### REQUIREMENT
Write out only the lines from the start of the entries up to and including the line with "-8.5), (1.5, -16.5)]"; please skip the pictures.

### DATA FOR THE TASK
⟨

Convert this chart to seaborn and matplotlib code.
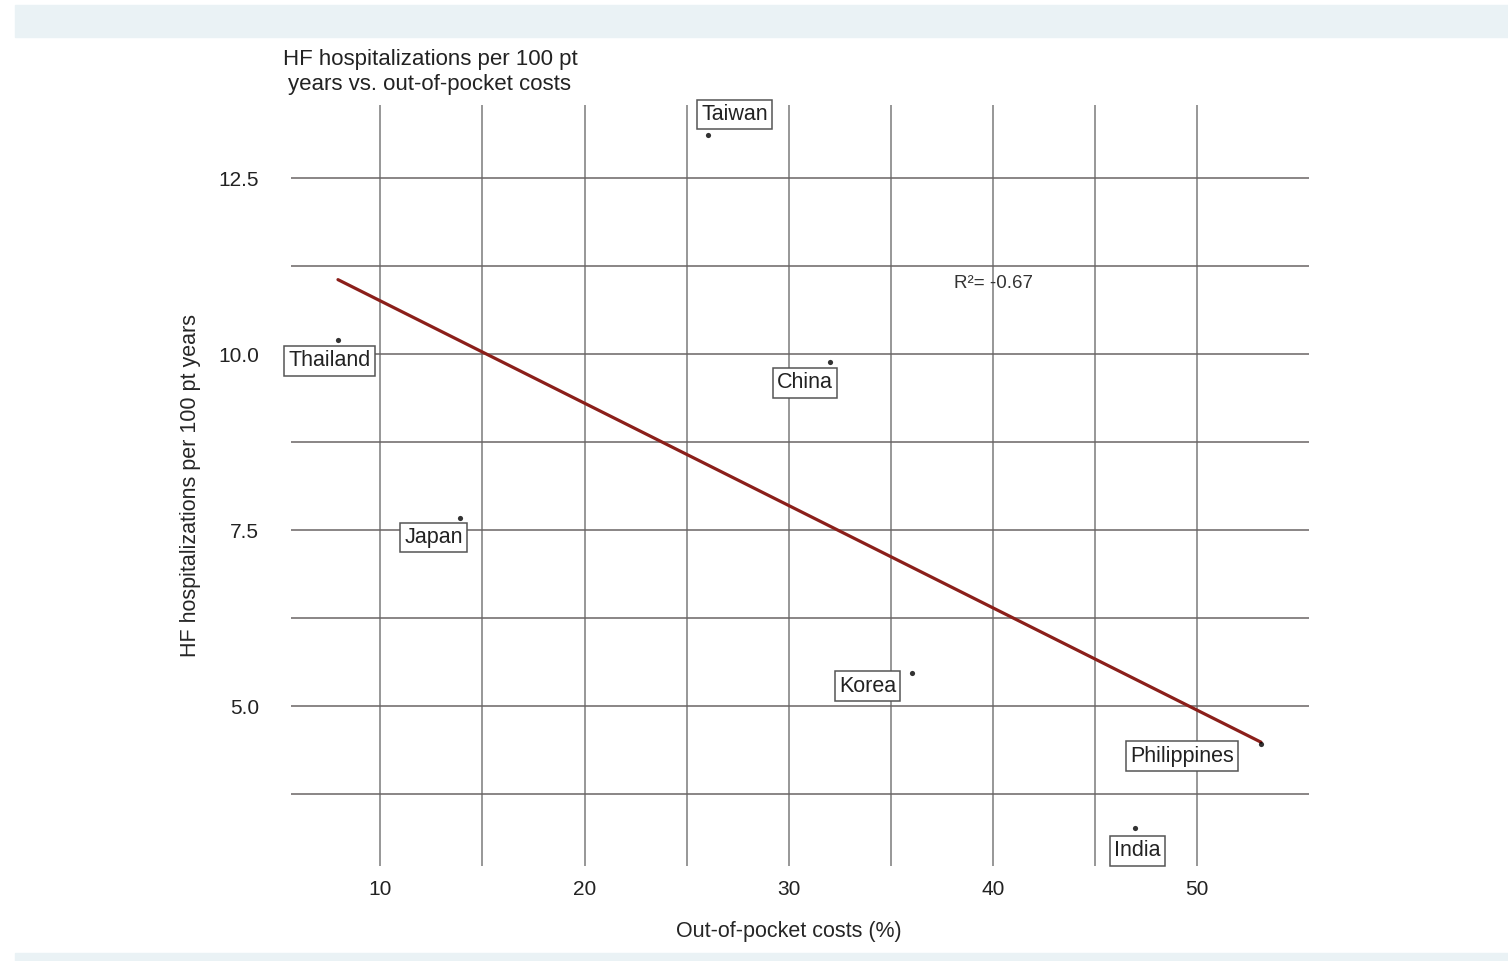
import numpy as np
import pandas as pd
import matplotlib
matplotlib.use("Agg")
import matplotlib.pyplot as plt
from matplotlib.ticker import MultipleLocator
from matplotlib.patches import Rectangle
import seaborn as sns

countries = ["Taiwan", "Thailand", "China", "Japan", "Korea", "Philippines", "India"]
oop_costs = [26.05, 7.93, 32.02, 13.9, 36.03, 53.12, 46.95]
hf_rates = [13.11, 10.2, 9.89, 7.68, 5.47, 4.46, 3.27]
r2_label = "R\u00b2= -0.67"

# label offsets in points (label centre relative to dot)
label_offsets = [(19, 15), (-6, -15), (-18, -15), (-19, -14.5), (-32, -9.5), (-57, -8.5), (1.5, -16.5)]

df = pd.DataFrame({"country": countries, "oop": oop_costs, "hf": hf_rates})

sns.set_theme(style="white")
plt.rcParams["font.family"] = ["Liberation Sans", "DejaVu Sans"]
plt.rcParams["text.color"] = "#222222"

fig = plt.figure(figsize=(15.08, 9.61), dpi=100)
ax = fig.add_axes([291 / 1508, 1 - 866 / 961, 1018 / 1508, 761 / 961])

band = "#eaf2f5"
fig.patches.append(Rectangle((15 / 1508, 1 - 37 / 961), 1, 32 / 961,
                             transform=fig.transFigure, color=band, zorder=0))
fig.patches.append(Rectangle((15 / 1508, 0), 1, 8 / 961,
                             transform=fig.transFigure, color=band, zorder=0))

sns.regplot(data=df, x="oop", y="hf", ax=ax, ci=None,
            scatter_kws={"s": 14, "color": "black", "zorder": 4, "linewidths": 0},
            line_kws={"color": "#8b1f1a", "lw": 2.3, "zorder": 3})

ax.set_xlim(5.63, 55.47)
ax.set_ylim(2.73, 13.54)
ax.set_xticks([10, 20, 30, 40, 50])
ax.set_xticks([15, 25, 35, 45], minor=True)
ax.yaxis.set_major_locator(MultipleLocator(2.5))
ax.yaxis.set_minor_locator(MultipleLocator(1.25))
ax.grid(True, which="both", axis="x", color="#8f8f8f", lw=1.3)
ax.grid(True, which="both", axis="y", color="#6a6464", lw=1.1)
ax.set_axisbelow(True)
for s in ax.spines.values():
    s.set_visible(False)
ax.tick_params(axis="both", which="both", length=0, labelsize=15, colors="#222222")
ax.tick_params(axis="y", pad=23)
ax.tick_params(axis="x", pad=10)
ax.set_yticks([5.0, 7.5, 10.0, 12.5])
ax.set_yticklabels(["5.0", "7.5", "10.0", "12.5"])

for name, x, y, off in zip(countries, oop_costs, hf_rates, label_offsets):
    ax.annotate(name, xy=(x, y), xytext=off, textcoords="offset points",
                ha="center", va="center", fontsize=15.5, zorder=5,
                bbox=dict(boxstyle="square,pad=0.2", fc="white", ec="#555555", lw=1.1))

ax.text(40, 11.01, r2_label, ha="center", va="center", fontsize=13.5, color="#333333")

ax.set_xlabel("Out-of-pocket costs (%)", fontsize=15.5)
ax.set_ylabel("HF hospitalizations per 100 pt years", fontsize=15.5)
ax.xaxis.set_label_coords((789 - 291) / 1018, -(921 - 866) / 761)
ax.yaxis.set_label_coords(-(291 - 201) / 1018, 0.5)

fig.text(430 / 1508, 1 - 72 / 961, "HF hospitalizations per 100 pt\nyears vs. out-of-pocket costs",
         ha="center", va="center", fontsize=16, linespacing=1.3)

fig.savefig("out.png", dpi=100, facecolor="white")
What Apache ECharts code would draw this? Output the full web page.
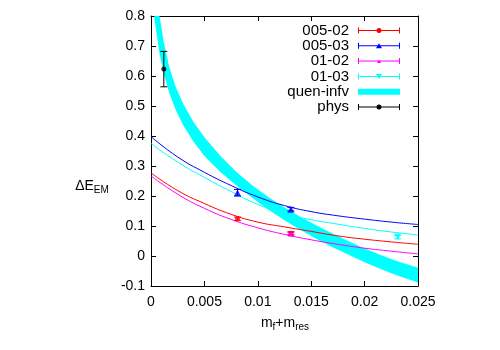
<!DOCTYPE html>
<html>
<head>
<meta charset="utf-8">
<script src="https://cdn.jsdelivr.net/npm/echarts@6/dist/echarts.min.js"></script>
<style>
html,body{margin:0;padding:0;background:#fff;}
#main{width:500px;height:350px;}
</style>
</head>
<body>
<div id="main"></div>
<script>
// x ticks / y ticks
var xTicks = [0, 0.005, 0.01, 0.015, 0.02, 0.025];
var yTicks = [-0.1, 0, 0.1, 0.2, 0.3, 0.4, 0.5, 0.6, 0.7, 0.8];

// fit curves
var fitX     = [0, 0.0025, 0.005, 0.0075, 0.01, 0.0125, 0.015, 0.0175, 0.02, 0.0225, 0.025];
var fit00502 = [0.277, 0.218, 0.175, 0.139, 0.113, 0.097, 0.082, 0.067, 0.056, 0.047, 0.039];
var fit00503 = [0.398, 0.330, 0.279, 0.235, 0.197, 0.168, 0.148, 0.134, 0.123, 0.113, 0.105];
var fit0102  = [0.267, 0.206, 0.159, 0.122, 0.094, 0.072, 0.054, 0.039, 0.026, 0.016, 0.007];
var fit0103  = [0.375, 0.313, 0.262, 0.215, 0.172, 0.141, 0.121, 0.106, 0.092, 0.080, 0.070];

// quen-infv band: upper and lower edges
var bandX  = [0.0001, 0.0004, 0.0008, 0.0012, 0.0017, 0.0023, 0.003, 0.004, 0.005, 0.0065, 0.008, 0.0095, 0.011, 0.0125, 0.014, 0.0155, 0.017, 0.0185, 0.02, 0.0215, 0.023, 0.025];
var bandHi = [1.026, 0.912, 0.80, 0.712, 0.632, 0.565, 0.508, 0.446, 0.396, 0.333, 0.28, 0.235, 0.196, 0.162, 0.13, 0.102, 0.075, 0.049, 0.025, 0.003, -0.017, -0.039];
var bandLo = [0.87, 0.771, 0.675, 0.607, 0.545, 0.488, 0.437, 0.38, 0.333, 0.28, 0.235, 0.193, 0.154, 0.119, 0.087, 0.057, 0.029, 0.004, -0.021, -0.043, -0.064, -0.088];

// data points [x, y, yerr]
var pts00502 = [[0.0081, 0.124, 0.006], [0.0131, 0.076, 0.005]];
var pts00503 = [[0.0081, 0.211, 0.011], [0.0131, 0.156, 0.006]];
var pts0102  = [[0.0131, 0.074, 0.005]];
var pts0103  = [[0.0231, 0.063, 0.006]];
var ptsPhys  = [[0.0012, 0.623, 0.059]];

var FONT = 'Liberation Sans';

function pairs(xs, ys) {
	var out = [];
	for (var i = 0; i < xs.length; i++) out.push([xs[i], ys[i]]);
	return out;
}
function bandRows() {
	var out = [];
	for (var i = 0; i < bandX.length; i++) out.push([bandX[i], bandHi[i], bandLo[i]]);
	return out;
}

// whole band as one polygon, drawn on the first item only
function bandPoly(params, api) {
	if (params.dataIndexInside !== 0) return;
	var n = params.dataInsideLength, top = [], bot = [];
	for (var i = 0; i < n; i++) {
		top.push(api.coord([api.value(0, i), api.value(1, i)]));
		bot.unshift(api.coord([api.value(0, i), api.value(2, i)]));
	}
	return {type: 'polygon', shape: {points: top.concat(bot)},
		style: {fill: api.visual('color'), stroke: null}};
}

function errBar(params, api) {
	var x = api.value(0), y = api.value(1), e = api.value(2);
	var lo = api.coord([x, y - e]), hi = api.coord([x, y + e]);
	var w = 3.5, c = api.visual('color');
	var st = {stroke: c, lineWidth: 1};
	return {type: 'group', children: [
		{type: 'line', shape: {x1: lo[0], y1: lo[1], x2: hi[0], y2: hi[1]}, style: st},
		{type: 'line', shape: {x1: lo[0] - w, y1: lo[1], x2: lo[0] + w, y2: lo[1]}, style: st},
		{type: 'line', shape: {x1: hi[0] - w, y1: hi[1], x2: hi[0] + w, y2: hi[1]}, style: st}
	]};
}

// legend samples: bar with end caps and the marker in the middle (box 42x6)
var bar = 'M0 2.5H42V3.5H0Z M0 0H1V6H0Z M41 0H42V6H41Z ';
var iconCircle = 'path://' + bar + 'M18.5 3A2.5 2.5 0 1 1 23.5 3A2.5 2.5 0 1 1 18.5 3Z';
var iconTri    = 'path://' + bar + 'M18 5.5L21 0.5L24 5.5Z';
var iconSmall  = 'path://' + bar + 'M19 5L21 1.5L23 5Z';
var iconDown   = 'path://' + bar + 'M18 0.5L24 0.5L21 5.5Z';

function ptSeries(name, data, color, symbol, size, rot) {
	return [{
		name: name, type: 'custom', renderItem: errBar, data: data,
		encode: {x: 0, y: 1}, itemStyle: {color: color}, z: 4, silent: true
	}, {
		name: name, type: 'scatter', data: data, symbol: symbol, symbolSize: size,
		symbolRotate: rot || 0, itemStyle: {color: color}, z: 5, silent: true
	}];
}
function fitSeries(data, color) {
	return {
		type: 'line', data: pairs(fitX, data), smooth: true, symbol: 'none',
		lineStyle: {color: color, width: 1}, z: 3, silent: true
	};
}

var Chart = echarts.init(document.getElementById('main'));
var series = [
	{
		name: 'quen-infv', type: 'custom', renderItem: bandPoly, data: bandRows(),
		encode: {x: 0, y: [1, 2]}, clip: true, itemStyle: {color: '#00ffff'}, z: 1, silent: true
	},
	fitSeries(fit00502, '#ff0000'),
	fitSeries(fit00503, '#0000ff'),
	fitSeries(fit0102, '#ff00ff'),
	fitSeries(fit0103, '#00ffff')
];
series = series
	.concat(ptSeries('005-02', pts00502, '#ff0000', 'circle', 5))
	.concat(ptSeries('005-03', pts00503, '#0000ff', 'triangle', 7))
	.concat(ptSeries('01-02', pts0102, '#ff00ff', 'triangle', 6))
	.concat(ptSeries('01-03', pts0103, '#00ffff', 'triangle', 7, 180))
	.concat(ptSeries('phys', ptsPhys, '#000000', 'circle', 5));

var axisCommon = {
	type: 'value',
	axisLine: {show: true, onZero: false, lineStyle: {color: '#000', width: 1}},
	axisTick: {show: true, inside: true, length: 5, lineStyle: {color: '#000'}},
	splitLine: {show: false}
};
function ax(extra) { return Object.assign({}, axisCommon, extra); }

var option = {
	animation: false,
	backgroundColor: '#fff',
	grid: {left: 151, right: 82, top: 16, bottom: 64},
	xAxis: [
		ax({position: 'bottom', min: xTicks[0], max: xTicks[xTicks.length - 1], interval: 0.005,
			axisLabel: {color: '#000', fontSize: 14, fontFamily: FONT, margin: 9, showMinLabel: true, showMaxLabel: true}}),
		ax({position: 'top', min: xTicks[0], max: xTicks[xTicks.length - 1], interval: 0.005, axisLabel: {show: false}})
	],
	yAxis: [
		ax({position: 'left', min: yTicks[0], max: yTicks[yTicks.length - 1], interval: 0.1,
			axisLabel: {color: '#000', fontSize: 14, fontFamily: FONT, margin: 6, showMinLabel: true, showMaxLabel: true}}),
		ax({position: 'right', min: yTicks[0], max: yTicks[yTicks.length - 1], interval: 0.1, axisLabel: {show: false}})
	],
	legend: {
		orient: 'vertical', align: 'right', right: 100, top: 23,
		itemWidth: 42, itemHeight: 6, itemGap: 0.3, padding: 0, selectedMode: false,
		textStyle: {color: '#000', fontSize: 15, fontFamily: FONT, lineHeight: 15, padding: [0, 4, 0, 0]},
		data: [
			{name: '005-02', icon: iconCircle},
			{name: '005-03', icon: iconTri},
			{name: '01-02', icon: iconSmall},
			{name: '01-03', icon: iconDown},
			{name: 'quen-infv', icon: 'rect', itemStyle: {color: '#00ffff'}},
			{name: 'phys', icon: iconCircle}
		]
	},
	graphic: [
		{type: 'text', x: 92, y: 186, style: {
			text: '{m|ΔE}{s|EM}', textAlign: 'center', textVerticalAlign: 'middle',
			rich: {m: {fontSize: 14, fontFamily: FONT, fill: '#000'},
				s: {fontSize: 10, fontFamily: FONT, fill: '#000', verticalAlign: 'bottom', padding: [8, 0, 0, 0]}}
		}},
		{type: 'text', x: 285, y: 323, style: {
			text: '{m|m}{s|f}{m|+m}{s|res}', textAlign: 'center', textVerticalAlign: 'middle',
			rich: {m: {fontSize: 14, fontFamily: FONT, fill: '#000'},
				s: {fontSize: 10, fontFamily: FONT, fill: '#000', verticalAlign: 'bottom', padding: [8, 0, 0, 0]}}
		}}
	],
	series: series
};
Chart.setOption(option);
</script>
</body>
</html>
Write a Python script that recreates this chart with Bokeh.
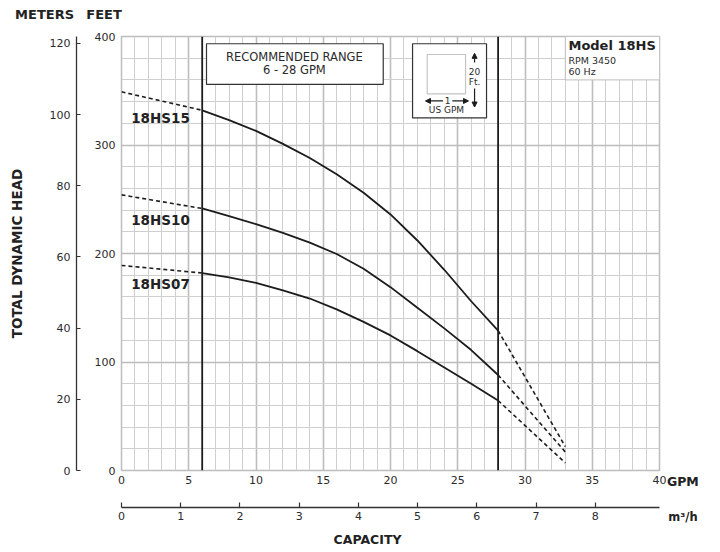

⟩

### EXERCISE ANSWER
Convert this chart to seaborn and matplotlib code.
import numpy as np
import pandas as pd
import matplotlib
matplotlib.use("Agg")
import matplotlib.pyplot as plt
from matplotlib.ticker import MultipleLocator
from matplotlib.patches import Rectangle
import seaborn as sns

countries = ["Taiwan", "Thailand", "China", "Japan", "Korea", "Philippines", "India"]
oop_costs = [26.05, 7.93, 32.02, 13.9, 36.03, 53.12, 46.95]
hf_rates = [13.11, 10.2, 9.89, 7.68, 5.47, 4.46, 3.27]
r2_label = "R\u00b2= -0.67"

# label offsets in points (label centre relative to dot)
label_offsets = [(19, 15), (-6, -15), (-18, -15), (-19, -14.5), (-32, -9.5), (-57, -8.5), (1.5, -16.5)]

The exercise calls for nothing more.